Concatenation of ubyte[] to char[] works, but assignation doesn't

Jonathan M Davis via Digitalmars-d-learn digitalmars-d-learn at puremagic.com
Mon Oct 5 03:29:50 PDT 2015


On Monday, October 05, 2015 09:07:34 Marc Schütz via Digitalmars-d-learn wrote:
> On Sunday, 4 October 2015 at 21:57:44 UTC, Jonathan M Davis wrote:
> > On Sunday, October 04, 2015 16:13:47 skilion via
> > Digitalmars-d-learn wrote:
> >> Is this allowed by the language or it is a compiler bug ?
> >>
> >> void main() {
> >>     char[] a = "abc".dup;
> >>     ubyte[] b = [1, 2, 3];
> >>     a = b;   // cannot implicitly convert expression (b) of
> >> type
> >> ubyte[] to char[]
> >>     a ~= b;  // works
> >> }
> >
> > When appending, b to a, the elements in b are being copied onto
> > the end of a, and presumably it works in this case, because a
> > ubyte is implicitly convertible to char. But all it's doing is
> > converting the individual elements. It's not converting the
> > array.
> >
> > On other hand, assigning b to a would require converting the
> > array, and array types don't implicitly convert to one another,
> > even if their elements do.
> >
> > Honestly, I think that the fact that the character types
> > implicitly convert to and from the integral types of the
> > corresponding size is problematic at best and error-prone at
> > worst, since it almost never makes sense to do something like
> > append a ubyte to string. However, if it didn't work, then
> > you'd have to do a lot more casting when you do math on
> > characters, which would cause its own set of potential bugs.
> > So, we're kind of screwed either way.
>
> I don't think math would be a problem. There are some obvious
> rules that would likely just work with most existing code:
>
> char + int = char
> char - int = char
> char - char = int
> char + char = ERROR

That depends on whether VRP can figure out that the result will fit.
Otherwise, you'd be stuck with int.
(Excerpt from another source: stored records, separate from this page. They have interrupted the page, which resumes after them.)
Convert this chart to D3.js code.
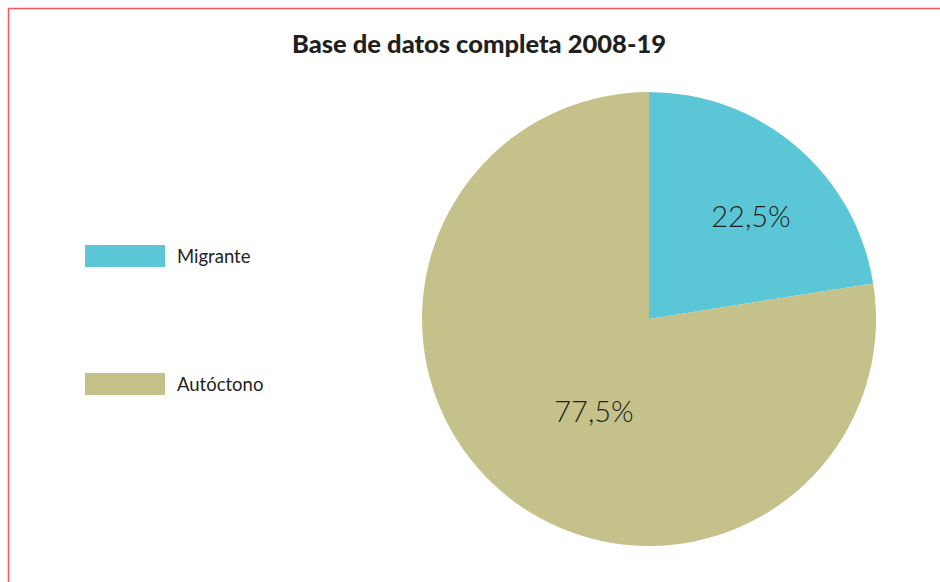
<!DOCTYPE html>
<html><head><meta charset="utf-8">
<script src="https://cdn.jsdelivr.net/npm/d3@7"></script>
<style>body{margin:0;background:#fff}svg{display:block}</style>
</head><body>
<svg id="c" width="940" height="582"></svg>
<script>
const categories = ["Migrante", "Autóctono"];
const values = [22.5, 77.5];
const labels = ["22,5%", "77,5%"];
const colors = ["#5BC6D6", "#C4C28A"];
const title = "Base de datos completa 2008-19";

const svg = d3.select("#c");
// frame
svg.append("path").attr("d","M8.5,582 V8.5 H940").attr("fill","none").attr("stroke","#F0595E").attr("stroke-width",1.5);

svg.append("text").attr("x",479).attr("y",53).attr("text-anchor","middle")
  .attr("font-family","Lato, 'Open Sans', sans-serif").attr("font-weight",900)
  .attr("font-size",25.5).attr("fill","#231f20").text(title);

const cx = 649, cy = 319, r = 227;
const pie = d3.pie().sort(null).value(d=>d)(values);
const arc = d3.arc().innerRadius(0).outerRadius(r);
const g = svg.append("g").attr("transform",`translate(${cx},${cy})`);
g.selectAll("path").data(pie).join("path").attr("d",arc).attr("fill",(d,i)=>colors[i]);

const labelPos = [[102, -104], [-55, 91]];
g.selectAll("text").data(pie).join("text")
  .attr("x",(d,i)=>labelPos[i][0]).attr("y",(d,i)=>labelPos[i][1])
  .attr("text-anchor","middle").attr("dominant-baseline","central")
  .attr("font-family","Lato, sans-serif").attr("font-weight",300)
  .attr("font-size",29).attr("fill","#231f20").text((d,i)=>labels[i]);

const leg = svg.append("g");
const ly = [256, 384];
categories.forEach((c,i)=>{
  leg.append("rect").attr("x",85).attr("y",ly[i]-11).attr("width",80).attr("height",22).attr("fill",colors[i]);
  leg.append("text").attr("x",177).attr("y",ly[i]).attr("dominant-baseline","central")
    .attr("font-family","Lato, sans-serif").attr("font-size",18.5).attr("fill","#231f20").text(c);
});
</script>
</body></html>
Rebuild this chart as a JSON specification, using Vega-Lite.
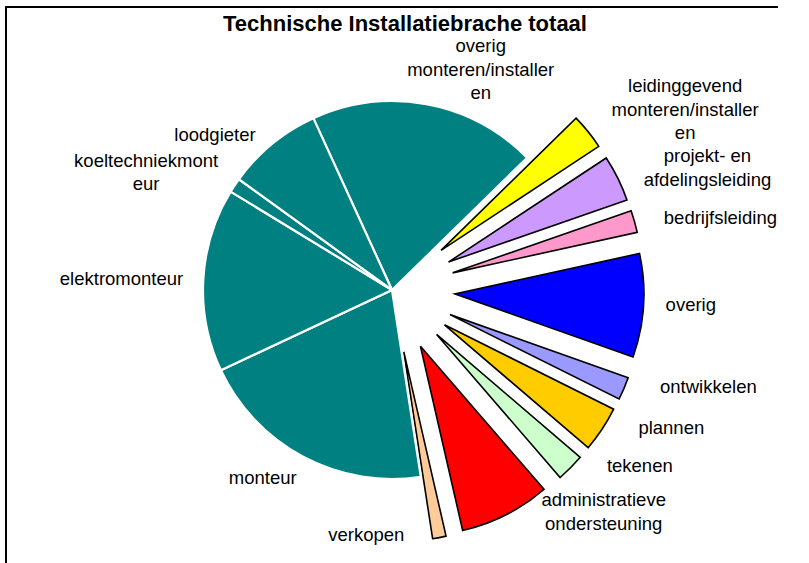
{
  "$schema": "https://vega.github.io/schema/vega-lite/v6.json",
  "autosize": {"type": "none"},
  "padding": {"left": 6, "top": 7, "right": 31, "bottom": 0},
  "width": 772,
  "height": 566,
  "background": "#ffffff",
  "view": {"stroke": "#000000", "strokeWidth": 2, "strokeDash": [772, 1338, 566, 20]},
  "config": {
    "text": {"font": "Liberation Sans"}
  },
  "title": {
    "text": "Technische Installatiebrache totaal",
    "font": "Liberation Sans",
    "fontSize": 22,
    "fontWeight": "bold",
    "color": "#000000",
    "orient": "none",
    "anchor": "middle",
    "align": "center",
    "baseline": "alphabetic",
    "dx": 399,
    "dy": 24
  },
  "data": {
    "values": [
      {"nr": 1, "functie": "overig monteren/installeren", "label": "overig\nmonteren/installer\nen", "groep": "monteren/installeren", "aandeel": 19.5},
      {"nr": 2, "functie": "leidinggevend monteren/installeren", "label": "leidinggevend\nmonteren/installer\nen", "groep": "overige functies", "aandeel": 3.05},
      {"nr": 3, "functie": "projekt- en afdelingsleiding", "label": "projekt- en\nafdelingsleiding", "groep": "overige functies", "aandeel": 3.95},
      {"nr": 4, "functie": "bedrijfsleiding", "label": "bedrijfsleiding", "groep": "overige functies", "aandeel": 1.9},
      {"nr": 5, "functie": "overig", "label": "overig", "groep": "overige functies", "aandeel": 8.85},
      {"nr": 6, "functie": "ontwikkelen", "label": "ontwikkelen", "groep": "overige functies", "aandeel": 1.95},
      {"nr": 7, "functie": "plannen", "label": "plannen", "groep": "overige functies", "aandeel": 3.9},
      {"nr": 8, "functie": "tekenen", "label": "tekenen", "groep": "overige functies", "aandeel": 2.4},
      {"nr": 9, "functie": "administratieve ondersteuning", "label": "administratieve\nondersteuning", "groep": "overige functies", "aandeel": 7.75},
      {"nr": 10, "functie": "verkopen", "label": "verkopen", "groep": "overige functies", "aandeel": 1.15},
      {"nr": 11, "functie": "monteur", "label": "monteur", "groep": "monteren/installeren", "aandeel": 20.45},
      {"nr": 12, "functie": "elektromonteur", "label": "elektromonteur", "groep": "monteren/installeren", "aandeel": 15.7},
      {"nr": 13, "functie": "koeltechniekmonteur", "label": "koeltechniekmont\neur", "groep": "monteren/installeren", "aandeel": 1.25},
      {"nr": 14, "functie": "loodgieter", "label": "loodgieter", "groep": "monteren/installeren", "aandeel": 8.2}
    ]
  },
  "encoding": {
    "theta": {"field": "aandeel", "type": "quantitative", "stack": true, "scale": {"range": [-0.4294, 5.8538]}},
    "order": {"field": "nr", "type": "quantitative"}
  },
  "layer": [
    {
      "mark": {
        "type": "arc",
        "radius": 189,
        "xOffset": {"expr": "(datum.groep == 'monteren/installeren' ? 0 : 63) * sin(scale('theta', (datum.aandeel_start + datum.aandeel_end) / 2))"},
        "yOffset": {"expr": "-(datum.groep == 'monteren/installeren' ? 0 : 63) * cos(scale('theta', (datum.aandeel_start + datum.aandeel_end) / 2))"}
      },
      "encoding": {
        "color": {
          "field": "functie",
          "type": "nominal",
          "legend": null,
          "scale": {
            "domain": ["overig monteren/installeren", "leidinggevend monteren/installeren", "projekt- en afdelingsleiding", "bedrijfsleiding", "overig", "ontwikkelen", "plannen", "tekenen", "administratieve ondersteuning", "verkopen", "monteur", "elektromonteur", "koeltechniekmonteur", "loodgieter"],
            "range": ["#008080", "#FFFF00", "#CC99FF", "#FF99CC", "#0000FF", "#9999FF", "#FFCC00", "#CCFFCC", "#FF0000", "#FFCC99", "#008080", "#008080", "#008080", "#008080"]
          }
        },
        "stroke": {"condition": {"test": "datum.groep == 'monteren/installeren'", "value": "#ffffff"}, "value": "#000000"},
        "strokeWidth": {"condition": {"test": "datum.groep == 'monteren/installeren'", "value": 2.2}, "value": 1.6},
        "opacity": {"value": 1}
      }
    },
    {
      "mark": {
        "type": "text",
        "font": "Liberation Sans",
        "fontSize": 18.5,
        "lineHeight": 23.5,
        "lineBreak": "\n",
        "align": "center",
        "baseline": "middle",
        "color": "#000000",
        "xOffset": {"expr": "(datum.groep == 'monteren/installeren' ? 0 : 63) * sin(scale('theta', (datum.aandeel_start + datum.aandeel_end) / 2)) + (abs(sin(scale('theta', (datum.aandeel_start + datum.aandeel_end) / 2))) <= 0.3 && cos(scale('theta', (datum.aandeel_start + datum.aandeel_end) / 2)) < 0 ? -4.7 * max(length(split(datum.label, '\\n')[0]), length(split(datum.label, '\\n')[1] || ''), length(split(datum.label, '\\n')[2] || '')) : (205 + (sin(scale('theta', (datum.aandeel_start + datum.aandeel_end) / 2)) > 0 ? 50 : 0) * max(0, -cos(scale('theta', (datum.aandeel_start + datum.aandeel_end) / 2)))) * sin(scale('theta', (datum.aandeel_start + datum.aandeel_end) / 2)) + max(-1, min(1, sin(scale('theta', (datum.aandeel_start + datum.aandeel_end) / 2)) / 0.3)) * 4.7 * max(length(split(datum.label, '\\n')[0]), length(split(datum.label, '\\n')[1] || ''), length(split(datum.label, '\\n')[2] || '')))"},
        "yOffset": {"expr": "-(datum.groep == 'monteren/installeren' ? 0 : 63) * cos(scale('theta', (datum.aandeel_start + datum.aandeel_end) / 2)) - (186 + (sin(scale('theta', (datum.aandeel_start + datum.aandeel_end) / 2)) < -0.3 ? 30 : 0) * max(0, -cos(scale('theta', (datum.aandeel_start + datum.aandeel_end) / 2)))) * cos(scale('theta', (datum.aandeel_start + datum.aandeel_end) / 2)) - max(cos(scale('theta', (datum.aandeel_start + datum.aandeel_end) / 2)), 0) * (12 * length(split(datum.label, '\\n')) + 2) - 11.75 * (length(split(datum.label, '\\n')) - 1)"}
      },
      "encoding": {
        "text": {"field": "label", "type": "nominal"}
      }
    }
  ]
}
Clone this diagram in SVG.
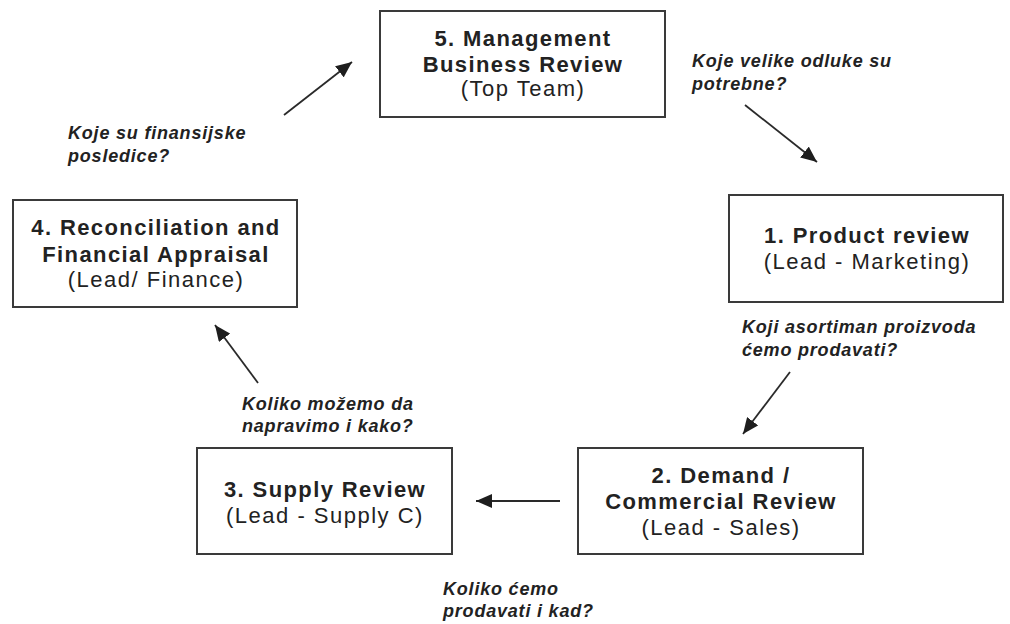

As it stands, all of these would just
end up with int, I believe, though if they're assigned to a char and the int
is a constant, then VRP may kick in and make a cast unnecessary.

But discussions on whether types like char, wchar, dchar or bool should be
treated like integral types can get interesting. Walter clearly favors
treating them as integral types where as a number of us would much prefer
that they weren't. But both sides of the argument can show where the other
side's desired behavior would be problematic.